As early as the 1940s, Bourgeois was inspired by architecture. This is apparent in the Personages series. The first works in the series are made of wood and are reminiscent of totem poles. The series was also inspired by the skyscrapers of New York.
Feminist artist
She later created cage-like sculptures of latex and clay. The surfaces are unpolished and seem unfinished. They are reminiscent of something organic and bodily.
A sculpture from the same period was included in the famous exhibition Eccentric Abstraction in 1966. The exhibition laid the foundation for the style "Abject Art" and established Bourgeois as a feminist artist. "Abject Art" relates to aspects of the body that are considered impure or inappropriate for public display. Many feminist artists explored this style in response to the[AK1] patriarchal society's contempt for and rejection of the female body.

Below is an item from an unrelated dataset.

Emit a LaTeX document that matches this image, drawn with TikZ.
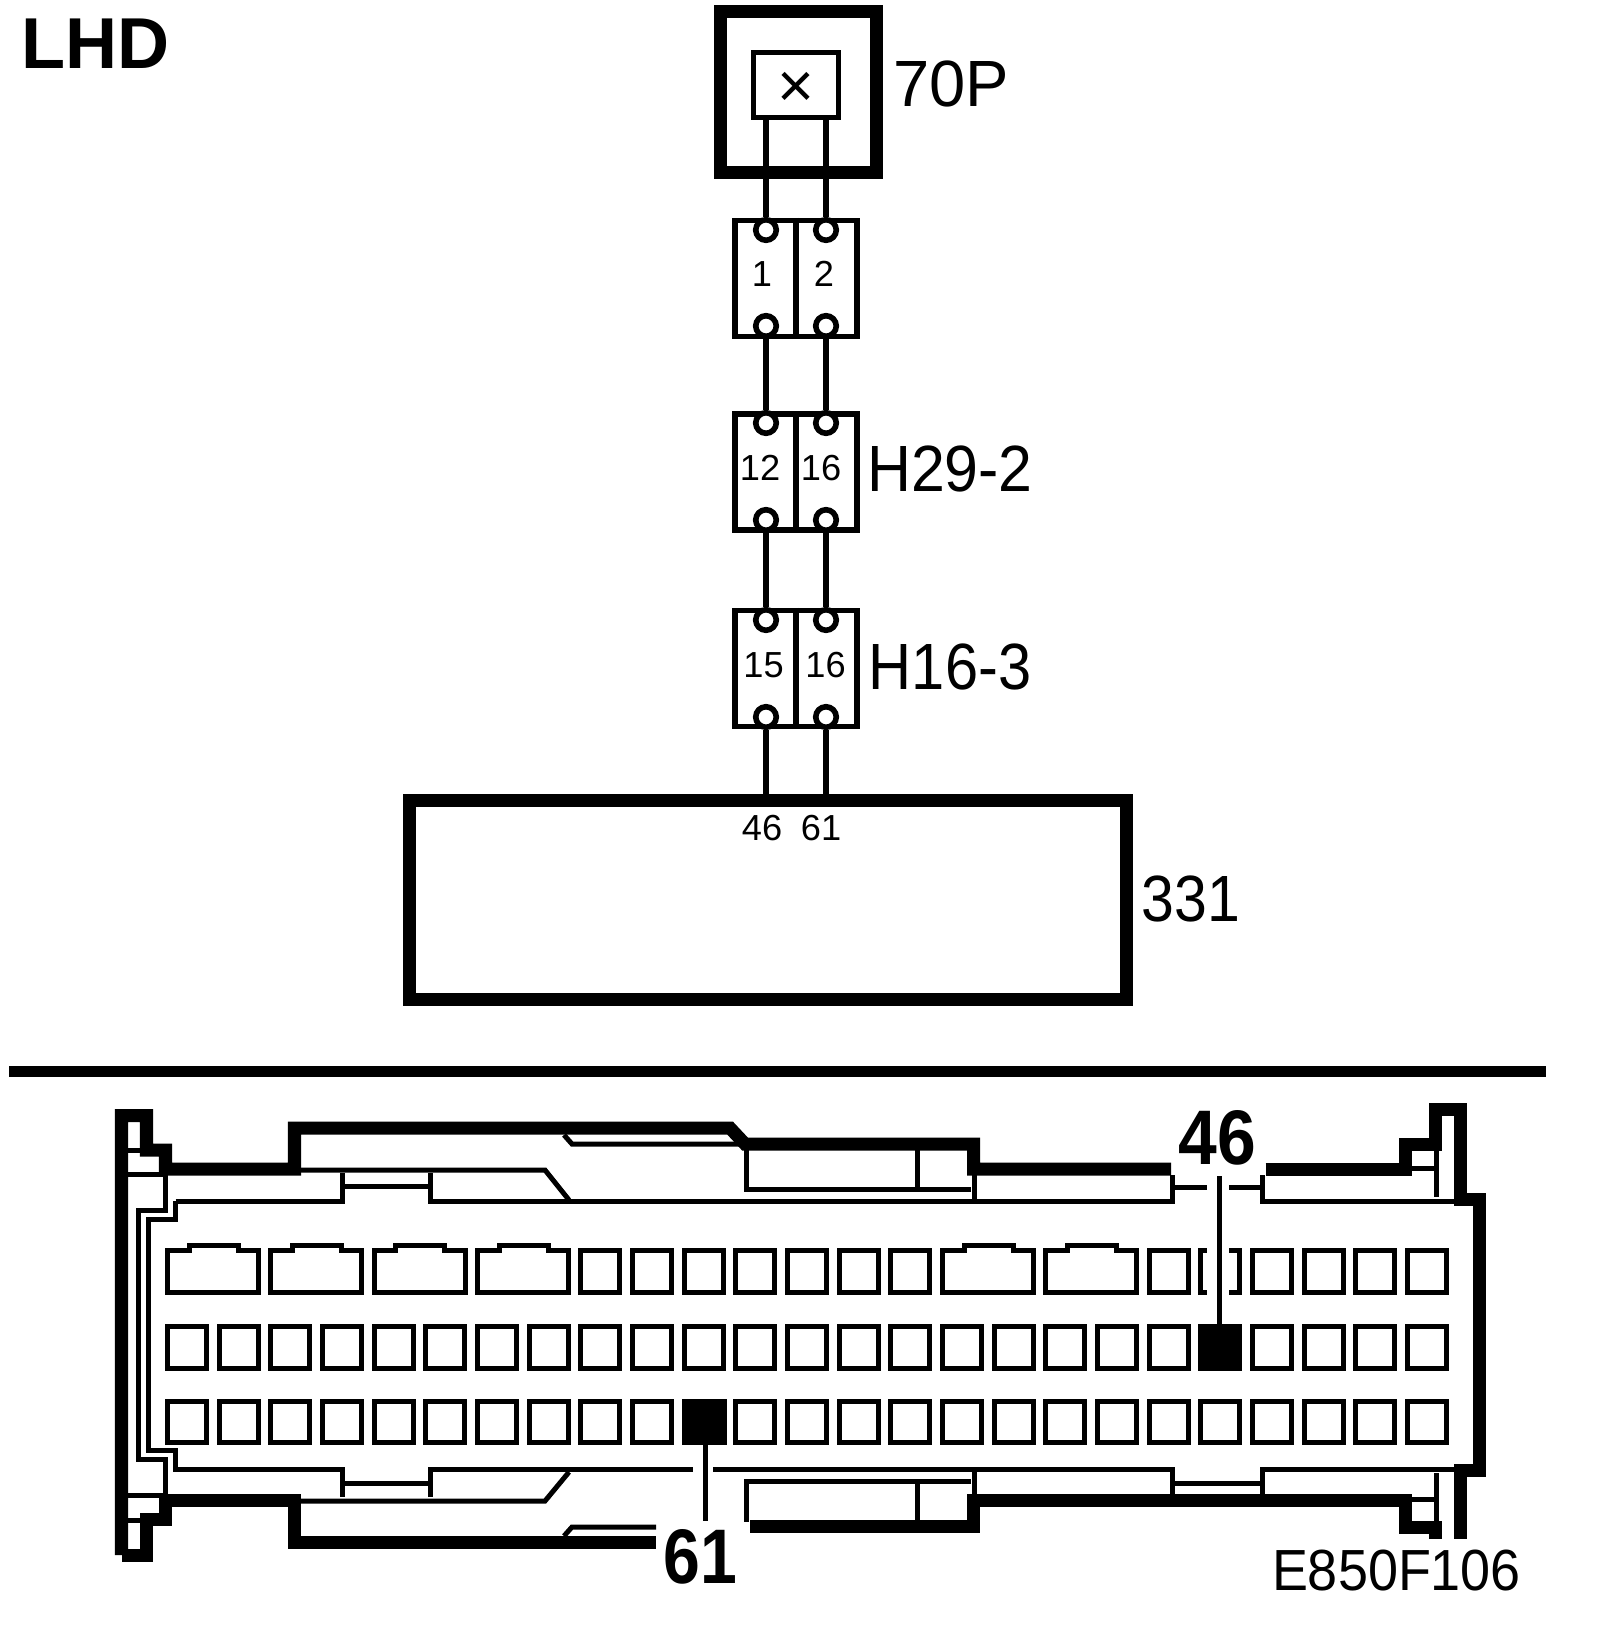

In the 1970s Bourgeois declared herself a feminist and fought for the rights of female artists and their use of explicit sexual motifs.
No outsider
As a female artist who gained recognition late in life, Bourgeois has been assigned the role of an outsider. The interpretations of her art often revolve around Bourgeois as person, and are largely isolated from art history and other narratives.
Bourgeois contributed herself to these interpretations with a photo essay with images from her childhood under the title Child Abuse for Artforum in 1982. Here she told about her English teacher, Sadie, who for many years was her father's mistress, which Bourgeois found difficult. The story of Child Abuse is often used to interpret her whole body of work.
The close and interesting relationship between Bourgeois' art and the history of 20th century art and knowledge is often overlooked when talking and writing about Bourgeois' art. One of her works that shows how her art is deeply rooted in collaboration and dialogue with others and the world at large, is her site-specific commission for the government agency Norwegian Scenic Routes.
In 2010 Bourgeois designed the witch burning memorial, The Damned, the Possessed and the Beloved together with Swiss architect Peter Zumthor and historian Liv Helene Willumsen. The monument is in memory of the victims of the witch trials in the 17th century in Vardø in Finnmark County. Finnmark is the county in Norway where the most alleged witches were sentenced to death. The monument is located at Steilneset, where 91 people were burned at the stake.